Here’s some analysis from our colleague Sam Levine:
Despite investigating Biden for months, Republicans on Thursday largely focused on the financial dealings by Hunter Biden, using innuendos and the suggestion of potential criminal activity to recommend that further investigation was necessary. The strategy appeared to be to lay the groundwork to justify a longer fishing expedition.
Meanwhile, a shutdown loomed even closer, with Democrats and Republicans nowhere closer to an agreement on how to keep the government funded. As the Senate moved forward with a stopgap measure to avert a shutdown, far-right members of the House kept on with their plan to pass a series of appropriation bills that wouldn’t actually stop a shutdown. House leaders are hoping that moving forward with these appropriations bills will cajole the hard-right and convince them to back a House-crafted continuing resolution to temporarily fund the government.
Finally, the various legal cases against Donald Trump moved forward.
A New York appeals court has denied Trump’s bid to delay a fraud trial set for Monday.
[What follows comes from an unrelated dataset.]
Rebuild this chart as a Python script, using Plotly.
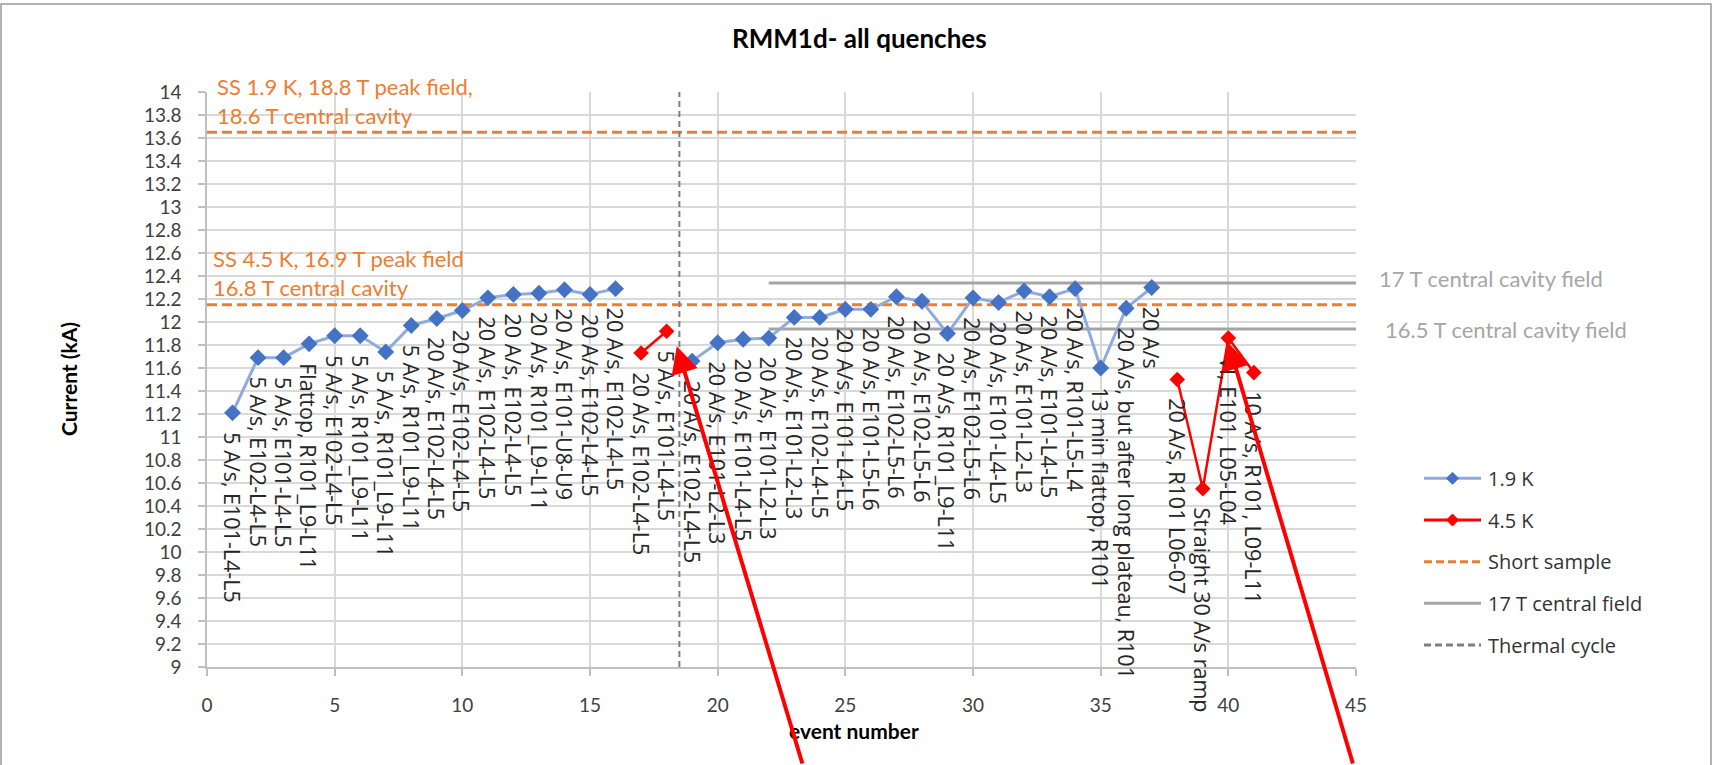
import plotly.graph_objects as go

# ---------------- data ----------------
blue_x = list(range(1, 17)) + list(range(19, 38))
blue_y = [11.21, 11.69, 11.69, 11.81, 11.88, 11.88, 11.74, 11.97, 12.03, 12.10,
          12.21, 12.24, 12.25, 12.28, 12.24, 12.29,
          11.66, 11.82, 11.85, 11.86, 12.04, 12.04, 12.11, 12.11, 12.22, 12.18,
          11.90, 12.21, 12.17, 12.27, 12.22, 12.29, 11.60, 12.12, 12.30]
blue_labels = [
    "5 A/s, E101-L4-L5", "5 A/s, E102-L4-L5", "5 A/s, E101-L4-L5",
    "Flattop, R101_L9-L11", "5 A/s, E102-L4-L5", "5 A/s, R101_L9-L11",
    "5 A/s, R101_L9-L11", "5 A/s, R101_L9-L11", "20 A/s, E102-L4-L5",
    "20 A/s, E102-L4-L5", "20 A/s, E102-L4-L5", "20 A/s, E102-L4-L5",
    "20 A/s, R101_L9-L11", "20 A/s, E101-U8-U9", "20 A/s, E102-L4-L5",
    "20 A/s, E102-L4-L5",
    "20 A/s, E102-L4-L5", "20 A/s, E101-L2-L3", "20 A/s, E101-L4-L5",
    "20 A/s, E101-L2-L3", "20 A/s, E101-L2-L3", "20 A/s, E102-L4-L5",
    "20 A/s, E101-L4-L5", "20 A/s, E101-L5-L6", "20 A/s, E102-L5-L6",
    "20 A/s, E102-L5-L6", "20 A/s, R101_L9-L11", "20 A/s, E102-L5-L6",
    "20 A/s, E101-L4-L5", "20 A/s, E101-L2-L3", "20 A/s, E101-L4-L5",
    "20 A/s, R101-L5-L4", "13 min flattop, R101",
    "20 A/s, but after long plateau, R101", "20 A/s"]

red_x = [17, 18, 38, 39, 40, 41]
red_y = [11.73, 11.92, 11.50, 10.55, 11.86, 11.56]
red_labels = ["20 A/s, E102-L4-L5", "5 A/s, E101-L4-L5", "20 A/s, R101 L06-07",
              "Straight 30 A/s ramp", "\u221aI, E101, L05-L04", "10 A/s, R101, L09-L11"]

short_sample_levels = [13.65, 12.15]
short_sample_texts = [["SS 1.9 K, 18.8 T peak field,", "18.6 T central cavity"],
                      ["SS 4.5 K, 16.9 T peak field", "16.8 T central cavity"]]
field_levels = [12.34, 11.94]
field_x = [22, 45]
field_texts = ["17 T central cavity field", "16.5 T central cavity field"]
thermal_cycle_x = 18.5

x_range = [0, 45]
x_ticks = ["0", "5", "10", "15", "20", "25", "30", "35", "40", "45"]
y_range = [9, 14]
y_ticks = ["9", "9.2", "9.4", "9.6", "9.8", "10", "10.2", "10.4", "10.6", "10.8",
           "11", "11.2", "11.4", "11.6", "11.8", "12", "12.2", "12.4", "12.6",
           "12.8", "13", "13.2", "13.4", "13.6", "13.8", "14"]

legend_names = ["1.9 K", "4.5 K", "Short sample", "17 T central field", "Thermal cycle"]

# ---------------- style ----------------
W, H = 1716, 765
PL, PR, PT, PB = 207, 1356, 92, 667
BLUE_LINE, BLUE_MK = "#8FAADC", "#4472C4"
RED = "#FF0000"
ORANGE = "#ED7D31"
GREY = "#A5A5A5"
THERMAL = "#7F7F7F"
LABEL_FONT = dict(family="Open Sans", size=21.5, color="#262626")
CAL = "Lato"
TICK_FONT = dict(family="Lato", size=19, color="#404040")


def px_x(px):
    return (px - PL) / (PR - PL)


def px_y(py):
    return (PB - py) / (PB - PT)


def with_gaps(xs, ys):
    ox, oy = [], []
    for i, (a, b) in enumerate(zip(xs, ys)):
        if i and a - xs[i - 1] > 1:
            ox.append(None)
            oy.append(None)
        ox.append(a)
        oy.append(b)
    return ox, oy


fig = go.Figure()

# short sample lines
for lv in short_sample_levels:
    fig.add_trace(go.Scatter(x=x_range, y=[lv, lv], mode="lines",
                             line=dict(color=ORANGE, width=3, dash="10px,5px"),
                             showlegend=False, hoverinfo="skip"))
# 17 T central field lines
for lv in field_levels:
    fig.add_trace(go.Scatter(x=field_x, y=[lv, lv], mode="lines",
                             line=dict(color=GREY, width=3),
                             showlegend=False, hoverinfo="skip"))
# thermal cycle
fig.add_trace(go.Scatter(x=[thermal_cycle_x, thermal_cycle_x], y=y_range, mode="lines",
                         line=dict(color=THERMAL, width=2, dash="6px,4px"),
                         showlegend=False, hoverinfo="skip"))

bx, by = with_gaps(blue_x, blue_y)
fig.add_trace(go.Scatter(x=bx, y=by, mode="lines+markers", name="1.9 K",
                         line=dict(color=BLUE_LINE, width=3),
                         marker=dict(symbol="diamond", size=13, color=BLUE_MK),
                         showlegend=False))
rx, ry = with_gaps(red_x, red_y)
fig.add_trace(go.Scatter(x=rx, y=ry, mode="lines+markers", name="4.5 K",
                         line=dict(color=RED, width=2.5),
                         marker=dict(symbol="diamond", size=12, color=RED),
                         showlegend=False))

ann = []
# data labels (rotated)
for xs, ys, labs in ((blue_x, blue_y, blue_labels), (red_x, red_y, red_labels)):
    for a, b, t in zip(xs, ys, labs):
        ann.append(dict(x=a, y=b, xref="x", yref="y", text=t, showarrow=False,
                        textangle=90, xanchor="center", yanchor="top", yshift=-17,
                        font=LABEL_FONT))

# short sample annotations
for lv, (l1, l2), xs in zip(short_sample_levels, short_sample_texts, (8, 4)):
    ann.append(dict(x=0, y=lv, xref="x", yref="y", text=l1, showarrow=False,
                    xanchor="left", yanchor="middle", xshift=xs, yshift=46,
                    font=dict(family=CAL, size=22, color=ORANGE)))
    ann.append(dict(x=0, y=lv, xref="x", yref="y", text=l2, showarrow=False,
                    xanchor="left", yanchor="middle", xshift=xs, yshift=17,
                    font=dict(family=CAL, size=22, color=ORANGE)))

# field annotations
for lv, t, xs, ys in zip(field_levels, field_texts, (21, 27), (4, -1)):
    ann.append(dict(x=45, y=lv, xref="x", yref="y", text=t, showarrow=False,
                    xanchor="left", yanchor="middle", xshift=xs, yshift=ys,
                    font=dict(family=CAL, size=22, color="#A6A6A6")))

# titles
ann.append(dict(x=px_x(859), y=px_y(38), xref="paper", yref="paper",
                text="<b>RMM1d- all quenches</b>", showarrow=False,
                xanchor="center", yanchor="middle",
                font=dict(family=CAL, size=26, color="#000000")))
ann.append(dict(x=px_x(68), y=px_y(379), xref="paper", yref="paper",
                text="<b>Current (kA)</b>", showarrow=False, textangle=-90,
                xanchor="center", yanchor="middle",
                font=dict(family=CAL, size=21, color="#000000")))
ann.append(dict(x=px_x(854), y=px_y(730), xref="paper", yref="paper",
                text="<b>event number</b>", showarrow=False,
                xanchor="center", yanchor="middle",
                font=dict(family=CAL, size=21, color="#000000")))

# red arrows (overlay marks from the reference image)
ann.append(dict(x=18.4, y=11.79, xref="x", yref="y", text="", showarrow=True,
                ax=126, ay=443, arrowhead=2, arrowsize=1.35, arrowwidth=4,
                arrowcolor=RED, standoff=0))
ann.append(dict(x=40, y=11.82, xref="x", yref="y", text="", showarrow=True,
                ax=125, ay=447, arrowhead=2, arrowsize=1.35, arrowwidth=4,
                arrowcolor=RED, standoff=0))

# custom legend
shapes = []
rows = [478.3, 520, 561.7, 603.3, 645]
styles = [(BLUE_LINE, 3, None, BLUE_MK), (RED, 3, None, RED),
          (ORANGE, 3, "8px,4px", None), (GREY, 3, None, None),
          (THERMAL, 3, "7px,4px", None)]
for name, ry_, (col, wd, dash, mk) in zip(legend_names, rows, styles):
    ln = dict(color=col, width=wd)
    if dash:
        ln["dash"] = dash
    shapes.append(dict(type="line", xref="paper", yref="paper",
                       x0=px_x(1424), x1=px_x(1481), y0=px_y(ry_), y1=px_y(ry_), line=ln))
    if mk:
        cx, cy = px_x(1452.5), px_y(ry_)
        dx, dy = 6 / (PR - PL), 6 / (PB - PT)
        path = f"M{cx - dx},{cy} L{cx},{cy + dy} L{cx + dx},{cy} L{cx},{cy - dy} Z"
        shapes.append(dict(type="path", xref="paper", yref="paper", path=path,
                           fillcolor=mk, line=dict(color=mk, width=1)))
    ann.append(dict(x=px_x(1486), y=px_y(ry_), xref="paper", yref="paper",
                    text=name, showarrow=False, xanchor="left", yanchor="middle",
                    font=dict(family="Open Sans", size=20, color="#333333")))

# outer chart frame
shapes.append(dict(type="rect", xref="paper", yref="paper",
                   x0=px_x(1), x1=px_x(1711), y0=px_y(800), y1=px_y(4),
                   line=dict(color="#9A9A9A", width=1.5), layer="below"))

fig.update_layout(
    width=W, height=H,
    margin=dict(l=PL, r=W - PR, t=PT, b=H - PB),
    paper_bgcolor="white", plot_bgcolor="white",
    showlegend=False,
    annotations=ann, shapes=shapes,
    xaxis=dict(range=x_range, tickvals=[float(t) for t in x_ticks], ticktext=x_ticks,
               showgrid=True, gridcolor="#D9D9D9", gridwidth=1.5,
               showline=True, linecolor="#BFBFBF", linewidth=1.5,
               ticks="outside", ticklen=7, tickcolor="#BFBFBF", tickwidth=1.5,
               ticklabelstandoff=13, zeroline=False, tickfont=TICK_FONT),
    yaxis=dict(range=y_range, tickvals=[float(t) for t in y_ticks], ticktext=y_ticks,
               showgrid=True, gridcolor="#D9D9D9", gridwidth=1.5,
               showline=True, linecolor="#BFBFBF", linewidth=1.5,
               ticks="outside", ticklen=7, tickcolor="#BFBFBF", tickwidth=1.5,
               ticklabelstandoff=13, zeroline=False, tickfont=TICK_FONT),
)

fig.write_html("out.html")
This will allow the case to proceed two days after a judge ruled that Trump and his company routinely and repeatedly deceived banks, insurers and others by massively overvaluing assets and exaggerating his net worth on paperwork. The civil lawsuit is brought by Letitia James, New York’s attorney general.
The federal judge presiding in Donald Trump’s criminal case over his efforts to overturn the 2020 election results rejected his request that she recuse herself on Wednesday.US district judge Tanya Chutkan ruled that the former president failed to show her previous comments about his role in the January 6 Capitol attack meant she could not be impartial.
– Guardian staff
Updated
Here’s another sign that the Senate’s efforts to pass a short term measure averting shutdown may not get far …
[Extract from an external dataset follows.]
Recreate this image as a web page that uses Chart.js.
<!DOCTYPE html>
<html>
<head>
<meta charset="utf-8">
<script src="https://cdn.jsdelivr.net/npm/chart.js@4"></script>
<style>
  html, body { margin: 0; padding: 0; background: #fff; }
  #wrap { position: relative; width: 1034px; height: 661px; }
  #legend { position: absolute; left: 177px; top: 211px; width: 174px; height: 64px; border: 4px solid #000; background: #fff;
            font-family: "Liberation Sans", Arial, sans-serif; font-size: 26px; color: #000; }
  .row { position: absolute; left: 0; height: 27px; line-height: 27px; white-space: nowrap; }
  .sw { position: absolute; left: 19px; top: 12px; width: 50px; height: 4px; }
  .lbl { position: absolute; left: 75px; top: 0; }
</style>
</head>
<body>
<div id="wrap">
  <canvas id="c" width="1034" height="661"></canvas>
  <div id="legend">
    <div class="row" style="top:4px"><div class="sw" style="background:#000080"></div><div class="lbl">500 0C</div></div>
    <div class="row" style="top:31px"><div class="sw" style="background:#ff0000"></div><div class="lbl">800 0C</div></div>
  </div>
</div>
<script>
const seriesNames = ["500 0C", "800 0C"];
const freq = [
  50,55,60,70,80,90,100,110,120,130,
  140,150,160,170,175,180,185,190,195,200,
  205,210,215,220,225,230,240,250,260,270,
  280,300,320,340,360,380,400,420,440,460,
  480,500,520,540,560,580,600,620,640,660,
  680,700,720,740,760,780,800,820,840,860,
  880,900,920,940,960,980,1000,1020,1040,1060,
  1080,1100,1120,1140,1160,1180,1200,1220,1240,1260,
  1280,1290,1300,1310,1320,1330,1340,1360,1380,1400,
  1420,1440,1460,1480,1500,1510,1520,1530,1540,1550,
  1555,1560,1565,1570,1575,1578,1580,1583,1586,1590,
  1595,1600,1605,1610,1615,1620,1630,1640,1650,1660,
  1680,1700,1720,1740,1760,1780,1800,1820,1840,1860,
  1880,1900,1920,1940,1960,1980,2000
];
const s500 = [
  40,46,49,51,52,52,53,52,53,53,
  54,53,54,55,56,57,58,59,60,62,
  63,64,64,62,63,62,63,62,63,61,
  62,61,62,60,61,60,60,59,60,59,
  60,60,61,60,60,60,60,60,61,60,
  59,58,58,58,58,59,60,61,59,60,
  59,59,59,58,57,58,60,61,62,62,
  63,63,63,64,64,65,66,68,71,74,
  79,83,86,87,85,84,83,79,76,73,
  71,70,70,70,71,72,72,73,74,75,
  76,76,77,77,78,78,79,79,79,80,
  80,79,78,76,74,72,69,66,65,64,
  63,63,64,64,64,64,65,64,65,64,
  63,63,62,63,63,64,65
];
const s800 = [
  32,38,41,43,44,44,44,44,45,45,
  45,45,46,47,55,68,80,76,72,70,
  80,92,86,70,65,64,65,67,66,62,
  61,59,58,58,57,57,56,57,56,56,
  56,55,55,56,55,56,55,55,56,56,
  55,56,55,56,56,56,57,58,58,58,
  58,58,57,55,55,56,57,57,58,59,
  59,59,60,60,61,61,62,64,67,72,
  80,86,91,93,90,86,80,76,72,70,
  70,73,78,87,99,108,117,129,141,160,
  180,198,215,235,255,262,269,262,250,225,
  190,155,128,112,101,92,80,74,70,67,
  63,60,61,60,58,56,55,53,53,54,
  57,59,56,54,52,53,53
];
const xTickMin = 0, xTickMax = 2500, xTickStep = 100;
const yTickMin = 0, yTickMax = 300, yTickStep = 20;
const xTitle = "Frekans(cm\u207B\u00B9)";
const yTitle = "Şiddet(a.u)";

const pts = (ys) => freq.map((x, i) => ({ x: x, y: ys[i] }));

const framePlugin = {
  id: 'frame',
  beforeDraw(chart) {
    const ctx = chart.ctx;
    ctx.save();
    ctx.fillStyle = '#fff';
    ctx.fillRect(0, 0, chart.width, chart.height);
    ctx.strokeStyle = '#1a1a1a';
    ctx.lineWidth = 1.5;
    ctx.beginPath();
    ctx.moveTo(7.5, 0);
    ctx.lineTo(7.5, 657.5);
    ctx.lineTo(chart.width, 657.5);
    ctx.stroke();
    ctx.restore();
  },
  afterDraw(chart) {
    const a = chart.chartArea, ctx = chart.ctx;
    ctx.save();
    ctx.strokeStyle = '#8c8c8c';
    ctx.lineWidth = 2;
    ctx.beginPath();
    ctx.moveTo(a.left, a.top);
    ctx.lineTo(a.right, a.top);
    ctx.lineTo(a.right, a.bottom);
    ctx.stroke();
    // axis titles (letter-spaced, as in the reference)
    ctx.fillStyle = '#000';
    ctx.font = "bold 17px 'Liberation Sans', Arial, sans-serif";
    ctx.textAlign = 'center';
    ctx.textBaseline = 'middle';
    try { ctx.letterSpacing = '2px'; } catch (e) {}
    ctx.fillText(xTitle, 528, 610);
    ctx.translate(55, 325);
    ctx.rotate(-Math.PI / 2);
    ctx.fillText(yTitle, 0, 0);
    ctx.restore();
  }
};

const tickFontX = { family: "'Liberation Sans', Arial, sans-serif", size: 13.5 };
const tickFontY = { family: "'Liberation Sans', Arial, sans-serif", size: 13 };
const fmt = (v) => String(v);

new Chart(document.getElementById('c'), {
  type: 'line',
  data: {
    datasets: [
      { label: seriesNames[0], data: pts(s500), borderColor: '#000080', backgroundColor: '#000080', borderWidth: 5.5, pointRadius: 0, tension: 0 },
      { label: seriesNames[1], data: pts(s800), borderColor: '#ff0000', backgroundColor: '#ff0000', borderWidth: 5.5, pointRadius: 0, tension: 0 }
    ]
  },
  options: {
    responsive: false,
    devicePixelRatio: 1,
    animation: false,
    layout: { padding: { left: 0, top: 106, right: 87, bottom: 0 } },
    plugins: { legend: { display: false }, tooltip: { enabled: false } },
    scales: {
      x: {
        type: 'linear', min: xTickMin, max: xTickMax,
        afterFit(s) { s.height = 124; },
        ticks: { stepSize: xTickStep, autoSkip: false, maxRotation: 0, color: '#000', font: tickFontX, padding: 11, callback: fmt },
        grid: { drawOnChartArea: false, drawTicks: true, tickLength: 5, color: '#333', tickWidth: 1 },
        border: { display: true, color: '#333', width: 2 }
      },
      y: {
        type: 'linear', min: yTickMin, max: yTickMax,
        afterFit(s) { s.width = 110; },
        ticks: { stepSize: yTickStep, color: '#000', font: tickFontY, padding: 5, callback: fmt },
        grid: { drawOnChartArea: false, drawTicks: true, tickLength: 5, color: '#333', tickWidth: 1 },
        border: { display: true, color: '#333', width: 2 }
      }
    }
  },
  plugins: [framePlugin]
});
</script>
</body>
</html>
Twenty-seven House Republicans, including the chair of the Freedom Caucus are asking speaker Kevin McCarthy to confirm that he plans to pass 12 individual appropriations bills that hard-right members are pushing before even considering the short term measure.
Updated
A New York appeals court has denied Donald Trump’s bid to delay a fraud trial set for Monday.
This will allow the case to proceed two days after a judge ruled that Trump and his company routinely and repeatedly deceived banks, insurers and others by massively overvaluing assets and exaggerating his net worth on paperwork. The civil lawsuit is brought by Letitia James, New York’s attorney general.
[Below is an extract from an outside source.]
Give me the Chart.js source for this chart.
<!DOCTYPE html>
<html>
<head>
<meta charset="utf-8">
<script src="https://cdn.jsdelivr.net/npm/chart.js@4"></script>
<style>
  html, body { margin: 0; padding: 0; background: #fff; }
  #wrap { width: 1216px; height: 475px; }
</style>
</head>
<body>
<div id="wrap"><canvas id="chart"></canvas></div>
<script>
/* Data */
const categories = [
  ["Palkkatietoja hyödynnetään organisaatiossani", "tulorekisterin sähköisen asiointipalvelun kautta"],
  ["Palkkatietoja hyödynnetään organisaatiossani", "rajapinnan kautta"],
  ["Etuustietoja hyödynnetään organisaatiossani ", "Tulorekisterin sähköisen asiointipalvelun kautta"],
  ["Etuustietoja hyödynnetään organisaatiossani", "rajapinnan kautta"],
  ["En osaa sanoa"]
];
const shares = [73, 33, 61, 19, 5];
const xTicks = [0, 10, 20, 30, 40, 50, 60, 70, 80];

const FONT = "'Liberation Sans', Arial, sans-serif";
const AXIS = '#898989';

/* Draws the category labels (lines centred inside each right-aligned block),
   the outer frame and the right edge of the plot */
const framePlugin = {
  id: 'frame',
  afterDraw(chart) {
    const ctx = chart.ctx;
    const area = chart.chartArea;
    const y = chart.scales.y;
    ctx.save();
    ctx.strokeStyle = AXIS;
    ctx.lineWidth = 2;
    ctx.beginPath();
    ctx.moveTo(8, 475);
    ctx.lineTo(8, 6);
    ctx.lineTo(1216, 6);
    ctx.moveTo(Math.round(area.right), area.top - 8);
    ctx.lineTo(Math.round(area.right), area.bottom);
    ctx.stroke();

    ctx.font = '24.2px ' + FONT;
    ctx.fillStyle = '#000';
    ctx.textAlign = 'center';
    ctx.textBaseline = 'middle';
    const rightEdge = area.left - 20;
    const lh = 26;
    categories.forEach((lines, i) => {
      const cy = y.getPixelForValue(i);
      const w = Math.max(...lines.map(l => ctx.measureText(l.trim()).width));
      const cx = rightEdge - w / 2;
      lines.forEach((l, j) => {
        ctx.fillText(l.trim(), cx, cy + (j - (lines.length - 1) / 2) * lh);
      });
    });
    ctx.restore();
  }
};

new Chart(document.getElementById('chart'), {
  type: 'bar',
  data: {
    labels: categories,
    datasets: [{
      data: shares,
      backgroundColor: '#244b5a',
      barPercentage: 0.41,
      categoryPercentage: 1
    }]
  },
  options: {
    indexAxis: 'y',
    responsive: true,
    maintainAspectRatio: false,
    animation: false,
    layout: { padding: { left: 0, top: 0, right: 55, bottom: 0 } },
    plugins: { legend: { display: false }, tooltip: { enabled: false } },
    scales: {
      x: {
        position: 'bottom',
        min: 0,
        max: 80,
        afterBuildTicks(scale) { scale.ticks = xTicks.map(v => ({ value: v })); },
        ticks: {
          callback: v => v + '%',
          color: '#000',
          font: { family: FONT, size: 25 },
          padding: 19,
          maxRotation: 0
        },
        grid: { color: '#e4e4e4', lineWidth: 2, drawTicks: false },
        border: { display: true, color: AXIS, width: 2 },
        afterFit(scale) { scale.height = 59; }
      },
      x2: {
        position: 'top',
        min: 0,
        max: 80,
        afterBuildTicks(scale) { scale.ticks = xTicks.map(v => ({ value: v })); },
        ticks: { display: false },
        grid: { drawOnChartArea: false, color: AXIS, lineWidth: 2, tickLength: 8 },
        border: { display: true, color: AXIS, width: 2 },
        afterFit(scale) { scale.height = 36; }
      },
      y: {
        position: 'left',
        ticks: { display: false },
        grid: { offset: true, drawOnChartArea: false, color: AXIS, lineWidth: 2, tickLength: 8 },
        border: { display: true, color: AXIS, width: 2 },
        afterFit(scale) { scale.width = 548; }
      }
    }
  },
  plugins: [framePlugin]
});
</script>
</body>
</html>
James is seeking at least $250m in penalties and a ban on Trump doing business in New York.
Updated
Menendez again refuses to resign in closed-door meeting with Democratic senators - report
Speaking to his Democratic Senate colleagues in a private meeting, New Jersey’s Bob Menendez again refused to resign despite his indictment on corruption-related charges last week, CNN reports:
Prosecutors have alleged Menendez accepted bribes in the form of cash and gold bars from people connected to the Egyptian government, and more than a dozen Democratic senators have called for him to step down, including New Jersey’s Cory Booker.
The decision by Menendez, who pleaded not guilty to the charges on Wednesday, is unlikely to affect the balance of power in the Senate. New Jersey leans Democratic, and while the Democrats control the chamber by a mere two seats, it is unlikely that Menendez would be replaced by a Republican.
Republicans keep coming to Jonathan Turley, hoping the George Washington University law professor will offer his opinion on if Joe Biden should be impeached.
But while he has said he believes Hunter Biden tried to sell access to his father, he has refused to offer his thoughts on if the president acted improperly.
The latest Republican to try was Jim Jordan, who asked, “I want you to elaborate on something you said earlier … you said ‘confirmed corrupt influence peddling operation’. Can you elaborate on what you what you think that entails?”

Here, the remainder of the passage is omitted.